* _EXERCISE BRIEF_
All entries are to be quoted exactly; the images stay out of the copy.

* _DATA SHOWN_
___

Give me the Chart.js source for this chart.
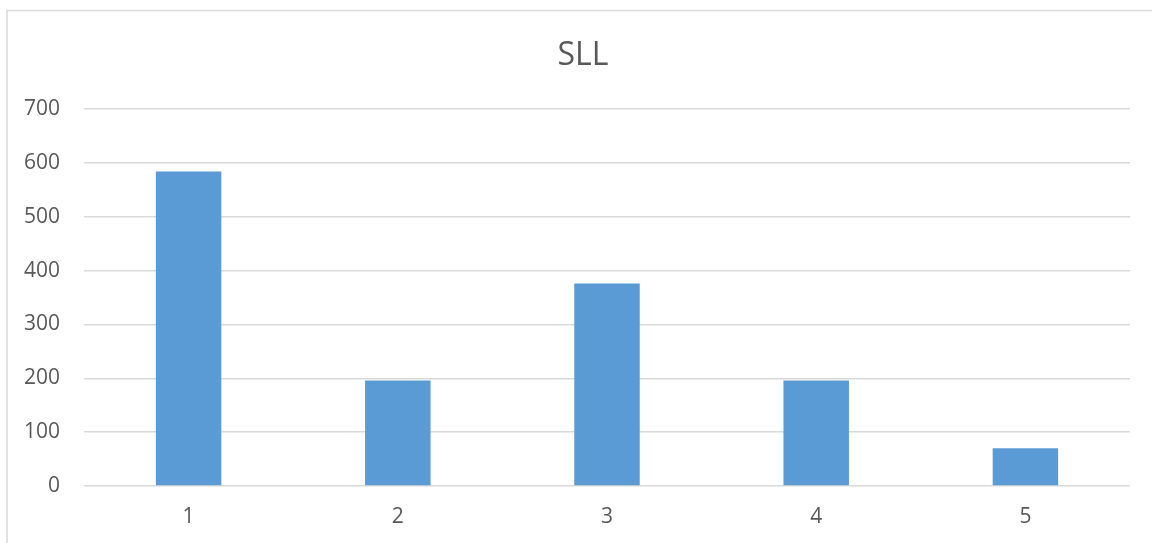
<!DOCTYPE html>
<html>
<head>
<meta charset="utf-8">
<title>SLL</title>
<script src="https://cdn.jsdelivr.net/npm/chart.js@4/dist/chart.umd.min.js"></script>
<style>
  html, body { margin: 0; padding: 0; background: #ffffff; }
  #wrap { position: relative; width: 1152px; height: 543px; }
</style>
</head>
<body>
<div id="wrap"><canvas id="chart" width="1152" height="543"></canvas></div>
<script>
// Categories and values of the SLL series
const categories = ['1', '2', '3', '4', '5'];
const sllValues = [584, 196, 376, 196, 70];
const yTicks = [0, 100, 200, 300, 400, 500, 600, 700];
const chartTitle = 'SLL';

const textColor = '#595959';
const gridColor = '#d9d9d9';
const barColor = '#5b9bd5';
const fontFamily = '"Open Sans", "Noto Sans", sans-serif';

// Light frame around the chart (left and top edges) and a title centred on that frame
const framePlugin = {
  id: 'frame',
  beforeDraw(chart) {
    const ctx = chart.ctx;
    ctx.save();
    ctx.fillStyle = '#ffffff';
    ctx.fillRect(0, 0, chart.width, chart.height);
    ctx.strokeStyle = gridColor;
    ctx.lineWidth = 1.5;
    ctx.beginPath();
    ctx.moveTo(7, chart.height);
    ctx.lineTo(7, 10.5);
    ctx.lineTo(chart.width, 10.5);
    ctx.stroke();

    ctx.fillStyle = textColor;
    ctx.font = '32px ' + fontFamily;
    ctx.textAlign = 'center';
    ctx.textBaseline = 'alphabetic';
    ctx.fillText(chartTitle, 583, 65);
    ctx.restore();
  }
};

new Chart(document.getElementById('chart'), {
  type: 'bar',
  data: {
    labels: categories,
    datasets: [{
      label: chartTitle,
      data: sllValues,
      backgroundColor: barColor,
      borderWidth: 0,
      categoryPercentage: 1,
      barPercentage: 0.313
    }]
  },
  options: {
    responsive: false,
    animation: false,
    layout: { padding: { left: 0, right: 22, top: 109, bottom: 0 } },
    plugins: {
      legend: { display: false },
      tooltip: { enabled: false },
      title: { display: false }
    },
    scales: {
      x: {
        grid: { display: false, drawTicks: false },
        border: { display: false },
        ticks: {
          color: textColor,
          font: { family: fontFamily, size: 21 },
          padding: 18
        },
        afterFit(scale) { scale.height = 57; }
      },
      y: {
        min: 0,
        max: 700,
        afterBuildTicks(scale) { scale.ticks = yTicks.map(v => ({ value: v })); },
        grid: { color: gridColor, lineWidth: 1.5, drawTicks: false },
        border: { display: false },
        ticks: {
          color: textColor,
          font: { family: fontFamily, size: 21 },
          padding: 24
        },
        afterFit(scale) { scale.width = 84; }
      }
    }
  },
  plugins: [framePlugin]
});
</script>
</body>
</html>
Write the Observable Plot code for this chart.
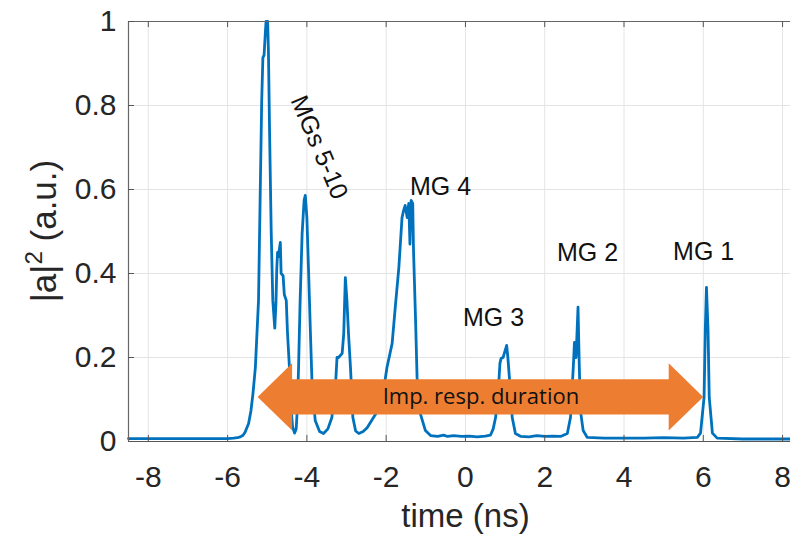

___

* _RESPONSE TO THIS EXERCISE_
Give me the Chart.js source for this chart.
<!DOCTYPE html>
<html>
<head>
<meta charset="utf-8">
<title>SLL</title>
<script src="https://cdn.jsdelivr.net/npm/chart.js@4/dist/chart.umd.min.js"></script>
<style>
  html, body { margin: 0; padding: 0; background: #ffffff; }
  #wrap { position: relative; width: 1152px; height: 543px; }
</style>
</head>
<body>
<div id="wrap"><canvas id="chart" width="1152" height="543"></canvas></div>
<script>
// Categories and values of the SLL series
const categories = ['1', '2', '3', '4', '5'];
const sllValues = [584, 196, 376, 196, 70];
const yTicks = [0, 100, 200, 300, 400, 500, 600, 700];
const chartTitle = 'SLL';

const textColor = '#595959';
const gridColor = '#d9d9d9';
const barColor = '#5b9bd5';
const fontFamily = '"Open Sans", "Noto Sans", sans-serif';

// Light frame around the chart (left and top edges) and a title centred on that frame
const framePlugin = {
  id: 'frame',
  beforeDraw(chart) {
    const ctx = chart.ctx;
    ctx.save();
    ctx.fillStyle = '#ffffff';
    ctx.fillRect(0, 0, chart.width, chart.height);
    ctx.strokeStyle = gridColor;
    ctx.lineWidth = 1.5;
    ctx.beginPath();
    ctx.moveTo(7, chart.height);
    ctx.lineTo(7, 10.5);
    ctx.lineTo(chart.width, 10.5);
    ctx.stroke();

    ctx.fillStyle = textColor;
    ctx.font = '32px ' + fontFamily;
    ctx.textAlign = 'center';
    ctx.textBaseline = 'alphabetic';
    ctx.fillText(chartTitle, 583, 65);
    ctx.restore();
  }
};

new Chart(document.getElementById('chart'), {
  type: 'bar',
  data: {
    labels: categories,
    datasets: [{
      label: chartTitle,
      data: sllValues,
      backgroundColor: barColor,
      borderWidth: 0,
      categoryPercentage: 1,
      barPercentage: 0.313
    }]
  },
  options: {
    responsive: false,
    animation: false,
    layout: { padding: { left: 0, right: 22, top: 109, bottom: 0 } },
    plugins: {
      legend: { display: false },
      tooltip: { enabled: false },
      title: { display: false }
    },
    scales: {
      x: {
        grid: { display: false, drawTicks: false },
        border: { display: false },
        ticks: {
          color: textColor,
          font: { family: fontFamily, size: 21 },
          padding: 18
        },
        afterFit(scale) { scale.height = 57; }
      },
      y: {
        min: 0,
        max: 700,
        afterBuildTicks(scale) { scale.ticks = yTicks.map(v => ({ value: v })); },
        grid: { color: gridColor, lineWidth: 1.5, drawTicks: false },
        border: { display: false },
        ticks: {
          color: textColor,
          font: { family: fontFamily, size: 21 },
          padding: 24
        },
        afterFit(scale) { scale.width = 84; }
      }
    }
  },
  plugins: [framePlugin]
});
</script>
</body>
</html>
Write the Observable Plot code for this chart.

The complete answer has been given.